[start Dataset excerpt]

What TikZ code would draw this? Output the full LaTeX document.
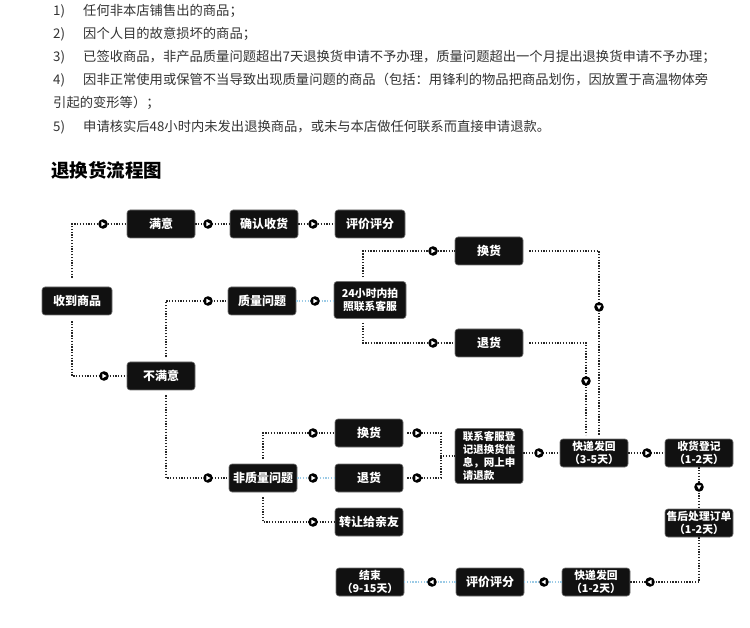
\documentclass[tikz,border=0pt]{standalone}
\usepackage{fontspec}
\setmainfont{Noto Sans CJK SC}
\definecolor{txtgray}{HTML}{333333}
\definecolor{lblue}{HTML}{9CCBE6}
\definecolor{boxblack}{HTML}{111111}
\begin{document}
\begin{tikzpicture}[x=1pt,y=-1pt,
  box/.style={fill=boxblack, draw=black!55, line width=0.6pt, rounded corners=3pt, text=white,
    font=\bfseries\fontsize{12}{14}\selectfont, minimum width=68pt, minimum height=28pt, inner sep=1pt, align=center},
  smallbox/.style={box, font=\bfseries\fontsize{10.8}{12.5}\selectfont},
  dl/.style={line width=1.3pt, dash pattern=on 1.3pt off 1.5pt, black!85},
  bl/.style={line width=1.3pt, dash pattern=on 1.3pt off 1.5pt, lblue},
  mk/.pic={\fill[black] (0,0) circle (4.8); \fill[white] (-1.7,-2.3) -- (2.5,0) -- (-1.7,2.3) -- cycle;},
  listtxt/.style={anchor=west, inner sep=0pt, text=txtgray, font=\fontsize{13.3}{16}\selectfont}
]
\useasboundingbox[fill=white] (0,0) rectangle (750,628);

% ---- top list ----
\node[listtxt] (n1) at (53,11) {1)};
\node[listtxt] (t1) at (83,11) {任何非本店铺售出的商品；};
\node[listtxt] (n2) at (53,34) {2)};
\node[listtxt] (t2) at (83,34) {因个人目的故意损坏的商品；};
\node[listtxt] (n3) at (53,57) {3)};
\node[listtxt] (t3) at (83,57) {已签收商品，非产品质量问题超出7天退换货申请不予办理，质量问题超出一个月提出退换货申请不予办理；};
\node[listtxt] (n4) at (53,80) {4)};
\node[listtxt] (t4) at (83,80) {因非正常使用或保管不当导致出现质量问题的商品（包括：用锋利的物品把商品划伤，因放置于高温物体旁};
\node[listtxt] (t4b) at (53,103) {引起的变形等）；};
\node[listtxt] (n5) at (53,127) {5)};
\node[listtxt] (t5) at (83,127) {申请核实后48小时内未发出退换商品，或未与本店做任何联系而直接申请退款。};

\node[anchor=west, inner sep=0pt, font=\bfseries\fontsize{18.5}{20}\selectfont] (title) at (51,170) {退换货流程图};

% ---- boxes ----
\node[box, minimum width=70pt] (recv) at (77,301) {收到商品};
\node[box] (sat) at (161,224) {满意};
\node[box] (conf) at (264,224) {确认收货};
\node[box, minimum width=70pt] (eval1) at (370,224) {评价评分};
\node[box] (quality) at (262,301) {质量问题};
\node[smallbox, minimum width=72pt, minimum height=37pt] (c24) at (370,300) {24小时内拍\\照联系客服};
\node[box] (unsat) at (161,376) {不满意};
\node[box] (xh1) at (489,251) {换货};
\node[box] (th1) at (489,343) {退货};
\node[box] (nonq) at (263,478) {非质量问题};
\node[box] (xh2) at (369,433) {换货};
\node[box] (th2) at (369,478) {退货};
\node[box] (zr) at (369,522) {转让给亲友};
\node[smallbox, minimum height=55pt, align=left, font=\bfseries\fontsize{10.5}{13.3}\selectfont] (lx) at (489,456) {联系客服登\\记退换货信\\息，网上申\\请退款};
\node[smallbox] (kd1) at (594,453) {快递发回\\（3-5天）};
\node[smallbox] (shdj) at (699,453) {收货登记\\（1-2天）};
\node[smallbox] (shcl) at (699,523) {售后处理订单\\（1-2天）};
\node[smallbox] (kd2) at (596,582) {快递发回\\（1-2天）};
\node[box] (eval2) at (490,582) {评价评分};
\node[smallbox] (end) at (370,582) {结束\\（9-15天）};

% ---- connectors ----
\draw[dl, shorten <=9pt] ([xshift=-5pt]recv.north) |- (sat.west);
\pic at (103,224) {mk};
\draw[dl, shorten <=6pt] ([xshift=-5pt]recv.south) |- (unsat.west);
\pic at (104,376) {mk};
\draw[dl] (sat) -- (conf);
\pic at (208,224) {mk};
\draw[dl] (conf) -- (eval1);
\pic at (313,224) {mk};
\draw[dl, shorten <=5pt] ([xshift=5pt]unsat.north) |- (quality.west);
\pic at (208,301) {mk};
\draw[dl, shorten <=5pt] ([xshift=5pt]unsat.south) |- (nonq.west);
\pic at (208,478) {mk};
\draw[bl] (quality.east) -- (quality.east -| c24.west);
\pic at (315,301) {mk};
\draw[dl, shorten <=4pt] ([xshift=-7pt]c24.north) |- (xh1.west);
\pic at (433,251) {mk};
\draw[dl, shorten <=4pt] ([xshift=-7pt]c24.south) |- (th1.west);
\pic at (433,343) {mk};
\draw[dl, shorten <=6pt, shorten >=4pt] (xh1.east) -| ([xshift=5pt]kd1.north);
\pic[rotate=-90] at (599,307) {mk};
\draw[dl, shorten <=6pt, shorten >=4pt] (th1.east) -| ([xshift=-8pt]kd1.north);
\pic[rotate=-90] at (586,381) {mk};

\draw[dl, shorten <=5pt] (nonq.north) |- (xh2.west);
\pic at (313,433) {mk};
\draw[bl] (nonq) -- (th2);
\pic at (313,478) {mk};
\draw[dl, shorten <=5pt] (nonq.south) |- (zr.west);
\pic at (313,522) {mk};

\coordinate (bj) at (441,456);
\draw[dl, shorten <=4pt] (xh2.east) -| (bj) -- (lx.west);
\draw[dl, shorten <=4pt] (th2.east) -| (bj);
\pic at (417,433) {mk};
\pic at (417,478) {mk};

\draw[dl] (lx.east |- kd1.west) -- (kd1.west);
\pic at (539,453) {mk};
\draw[dl] (kd1) -- (shdj);
\pic at (647,453) {mk};
\draw[dl] (shdj) -- (shcl);
\pic[rotate=-90] at (699,487) {mk};
\draw[dl] (shcl.south) |- (kd2.east);
\pic[rotate=180] at (650,582) {mk};
\draw[bl] (kd2) -- (eval2);
\pic[rotate=180] at (544,582) {mk};
\draw[bl] (eval2) -- (end);
\pic[rotate=180] at (432,582) {mk};
\end{tikzpicture}
\end{document}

[end Dataset excerpt]

*Your instructions*
Return each line of the data, keeping its wording exact and omitting pictures.

*Answer to the problem*
What TikZ code would draw this? Output the full LaTeX document.
\documentclass[tikz,border=0pt]{standalone}
\usepackage{fontspec}
\setmainfont{Noto Sans CJK SC}
\definecolor{txtgray}{HTML}{333333}
\definecolor{lblue}{HTML}{9CCBE6}
\definecolor{boxblack}{HTML}{111111}
\begin{document}
\begin{tikzpicture}[x=1pt,y=-1pt,
  box/.style={fill=boxblack, draw=black!55, line width=0.6pt, rounded corners=3pt, text=white,
    font=\bfseries\fontsize{12}{14}\selectfont, minimum width=68pt, minimum height=28pt, inner sep=1pt, align=center},
  smallbox/.style={box, font=\bfseries\fontsize{10.8}{12.5}\selectfont},
  dl/.style={line width=1.3pt, dash pattern=on 1.3pt off 1.5pt, black!85},
  bl/.style={line width=1.3pt, dash pattern=on 1.3pt off 1.5pt, lblue},
  mk/.pic={\fill[black] (0,0) circle (4.8); \fill[white] (-1.7,-2.3) -- (2.5,0) -- (-1.7,2.3) -- cycle;},
  listtxt/.style={anchor=west, inner sep=0pt, text=txtgray, font=\fontsize{13.3}{16}\selectfont}
]
\useasboundingbox[fill=white] (0,0) rectangle (750,628);

% ---- top list ----
\node[listtxt] (n1) at (53,11) {1)};
\node[listtxt] (t1) at (83,11) {任何非本店铺售出的商品；};
\node[listtxt] (n2) at (53,34) {2)};
\node[listtxt] (t2) at (83,34) {因个人目的故意损坏的商品；};
\node[listtxt] (n3) at (53,57) {3)};
\node[listtxt] (t3) at (83,57) {已签收商品，非产品质量问题超出7天退换货申请不予办理，质量问题超出一个月提出退换货申请不予办理；};
\node[listtxt] (n4) at (53,80) {4)};
\node[listtxt] (t4) at (83,80) {因非正常使用或保管不当导致出现质量问题的商品（包括：用锋利的物品把商品划伤，因放置于高温物体旁};
\node[listtxt] (t4b) at (53,103) {引起的变形等）；};
\node[listtxt] (n5) at (53,127) {5)};
\node[listtxt] (t5) at (83,127) {申请核实后48小时内未发出退换商品，或未与本店做任何联系而直接申请退款。};

\node[anchor=west, inner sep=0pt, font=\bfseries\fontsize{18.5}{20}\selectfont] (title) at (51,170) {退换货流程图};

% ---- boxes ----
\node[box, minimum width=70pt] (recv) at (77,301) {收到商品};
\node[box] (sat) at (161,224) {满意};
\node[box] (conf) at (264,224) {确认收货};
\node[box, minimum width=70pt] (eval1) at (370,224) {评价评分};
\node[box] (quality) at (262,301) {质量问题};
\node[smallbox, minimum width=72pt, minimum height=37pt] (c24) at (370,300) {24小时内拍\\照联系客服};
\node[box] (unsat) at (161,376) {不满意};
\node[box] (xh1) at (489,251) {换货};
\node[box] (th1) at (489,343) {退货};
\node[box] (nonq) at (263,478) {非质量问题};
\node[box] (xh2) at (369,433) {换货};
\node[box] (th2) at (369,478) {退货};
\node[box] (zr) at (369,522) {转让给亲友};
\node[smallbox, minimum height=55pt, align=left, font=\bfseries\fontsize{10.5}{13.3}\selectfont] (lx) at (489,456) {联系客服登\\记退换货信\\息，网上申\\请退款};
\node[smallbox] (kd1) at (594,453) {快递发回\\（3-5天）};
\node[smallbox] (shdj) at (699,453) {收货登记\\（1-2天）};
\node[smallbox] (shcl) at (699,523) {售后处理订单\\（1-2天）};
\node[smallbox] (kd2) at (596,582) {快递发回\\（1-2天）};
\node[box] (eval2) at (490,582) {评价评分};
\node[smallbox] (end) at (370,582) {结束\\（9-15天）};

% ---- connectors ----
\draw[dl, shorten <=9pt] ([xshift=-5pt]recv.north) |- (sat.west);
\pic at (103,224) {mk};
\draw[dl, shorten <=6pt] ([xshift=-5pt]recv.south) |- (unsat.west);
\pic at (104,376) {mk};
\draw[dl] (sat) -- (conf);
\pic at (208,224) {mk};
\draw[dl] (conf) -- (eval1);
\pic at (313,224) {mk};
\draw[dl, shorten <=5pt] ([xshift=5pt]unsat.north) |- (quality.west);
\pic at (208,301) {mk};
\draw[dl, shorten <=5pt] ([xshift=5pt]unsat.south) |- (nonq.west);
\pic at (208,478) {mk};
\draw[bl] (quality.east) -- (quality.east -| c24.west);
\pic at (315,301) {mk};
\draw[dl, shorten <=4pt] ([xshift=-7pt]c24.north) |- (xh1.west);
\pic at (433,251) {mk};
\draw[dl, shorten <=4pt] ([xshift=-7pt]c24.south) |- (th1.west);
\pic at (433,343) {mk};
\draw[dl, shorten <=6pt, shorten >=4pt] (xh1.east) -| ([xshift=5pt]kd1.north);
\pic[rotate=-90] at (599,307) {mk};
\draw[dl, shorten <=6pt, shorten >=4pt] (th1.east) -| ([xshift=-8pt]kd1.north);
\pic[rotate=-90] at (586,381) {mk};

\draw[dl, shorten <=5pt] (nonq.north) |- (xh2.west);
\pic at (313,433) {mk};
\draw[bl] (nonq) -- (th2);
\pic at (313,478) {mk};
\draw[dl, shorten <=5pt] (nonq.south) |- (zr.west);
\pic at (313,522) {mk};

\coordinate (bj) at (441,456);
\draw[dl, shorten <=4pt] (xh2.east) -| (bj) -- (lx.west);
\draw[dl, shorten <=4pt] (th2.east) -| (bj);
\pic at (417,433) {mk};
\pic at (417,478) {mk};

\draw[dl] (lx.east |- kd1.west) -- (kd1.west);
\pic at (539,453) {mk};
\draw[dl] (kd1) -- (shdj);
\pic at (647,453) {mk};
\draw[dl] (shdj) -- (shcl);
\pic[rotate=-90] at (699,487) {mk};
\draw[dl] (shcl.south) |- (kd2.east);
\pic[rotate=180] at (650,582) {mk};
\draw[bl] (kd2) -- (eval2);
\pic[rotate=180] at (544,582) {mk};
\draw[bl] (eval2) -- (end);
\pic[rotate=180] at (432,582) {mk};
\end{tikzpicture}
\end{document}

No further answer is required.